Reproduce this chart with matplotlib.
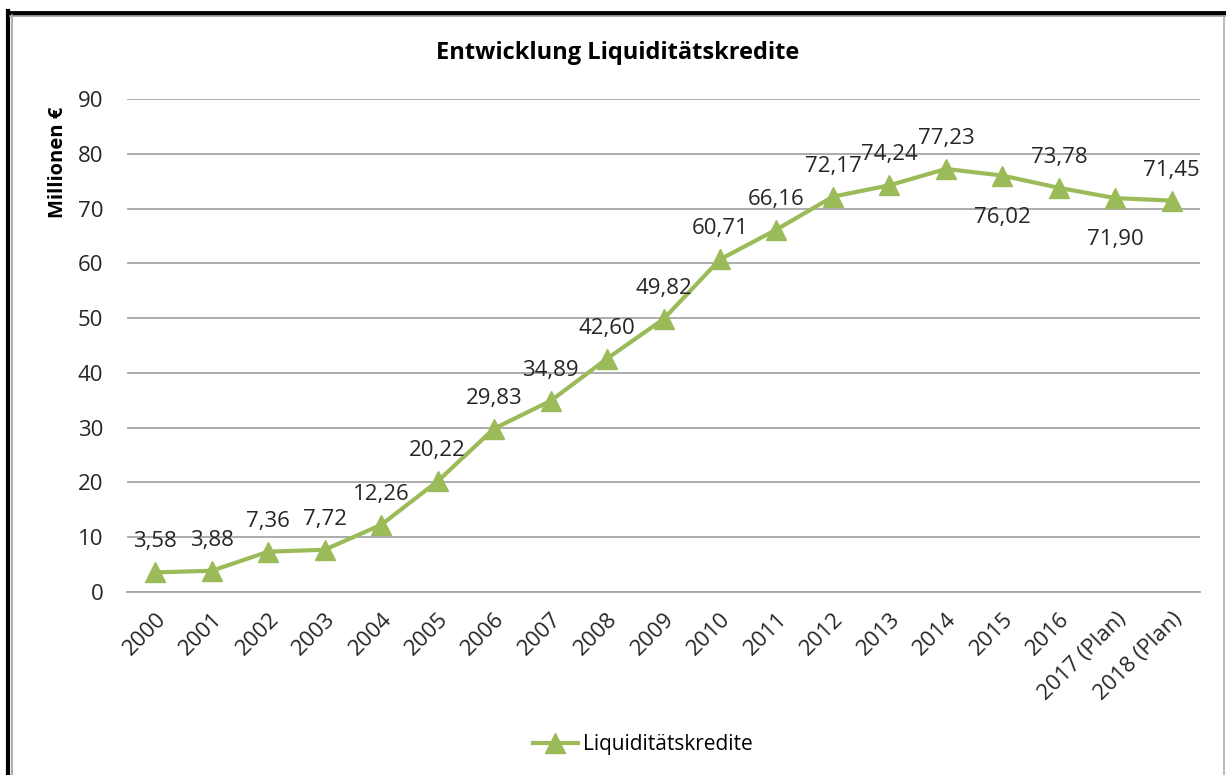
import matplotlib
matplotlib.use("Agg")
import matplotlib.pyplot as plt
from matplotlib.lines import Line2D

years = ["2000", "2001", "2002", "2003", "2004", "2005", "2006", "2007", "2008",
         "2009", "2010", "2011", "2012", "2013", "2014", "2015", "2016",
         "2017 (Plan)", "2018 (Plan)"]
credits = [3.58, 3.88, 7.36, 7.72, 12.26, 20.22, 29.83, 34.89, 42.60, 49.82,
           60.71, 66.16, 72.17, 74.24, 77.23, 76.02, 73.78, 71.90, 71.45]
below = {"2015", "2017 (Plan)"}

_GREEN = "#9BBB59"
_GRID = "#A6A6A6"
_TEXT = "#262626"

plt.rcParams["font.family"] = ["Open Sans", "DejaVu Sans"]

fig = plt.figure(figsize=(12.26, 7.75), dpi=100)
ax = fig.add_axes([0.1036, 0.2361, 0.8752, 0.6362])

x = range(len(years))
ax.plot(x, credits, color=_GREEN, linewidth=3, marker="^", markersize=14,
        label="Liquiditätskredite", zorder=3)

for i, (yr, v) in enumerate(zip(years, credits)):
    txt = f"{v:.2f}".replace(".", ",")
    dy = -30 if yr in below else 22
    ax.annotate(txt, (i, v), xytext=(0, dy), textcoords="offset points",
                ha="center", va="center", fontsize=16, color=_TEXT)

ax.set_xlim(-0.5, len(years) - 0.5)
ax.set_ylim(0, 90)
ax.set_yticks(range(0, 91, 10))
ax.set_xticks(list(x))
ax.set_xticklabels(years, rotation=45, ha="right", rotation_mode="anchor")
ax.tick_params(axis="both", length=0, labelsize=16, colors=_TEXT)
ax.tick_params(axis="y", pad=17)
ax.tick_params(axis="x", pad=12)
ax.grid(axis="y", color=_GRID, linewidth=1.3)
ax.set_axisbelow(True)
for s in ["top", "right", "left"]:
    ax.spines[s].set_visible(False)
ax.spines["bottom"].set_color(_GRID)
ax.spines["bottom"].set_linewidth(1.3)

fig.text(0.504, 0.931, "Entwicklung Liquiditätskredite", ha="center", va="center",
         fontsize=17, fontweight="bold", color="black")
fig.text(0.047, 0.79, "Millionen €", ha="center", va="center", rotation=90,
         fontsize=14.5, fontweight="bold", color="black")

fig.legend(loc="center", bbox_to_anchor=(0.524, 0.039), frameon=False,
           fontsize=15, handlelength=2.2, handletextpad=0.2)

# outer frame: black top/left, thin grey right edge
fr = fig.transFigure
fig.lines.append(Line2D([0.007, 1.0], [0.9835, 0.9835], transform=fr, color="black", linewidth=3.5))
fig.lines.append(Line2D([0.0068, 0.0068], [0.0, 0.9855], transform=fr, color="black", linewidth=3))
fig.lines.append(Line2D([0.0096, 0.0096], [0.0, 0.981], transform=fr, color="#A0A0A0", linewidth=1.2))
fig.lines.append(Line2D([0.008, 1.0], [0.9795, 0.9795], transform=fr, color="#A0A0A0", linewidth=1.2))
fig.lines.append(Line2D([0.9985, 0.9985], [0.0, 0.98], transform=fr, color="#B0B0B0", linewidth=1.2))

fig.savefig("out.png", dpi=100)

+---+

Show each line holding the word "matplotlib".

Reproduce this chart with matplotlib.
import matplotlib
matplotlib.use("Agg")
import matplotlib.pyplot as plt
from matplotlib.lines import Line2D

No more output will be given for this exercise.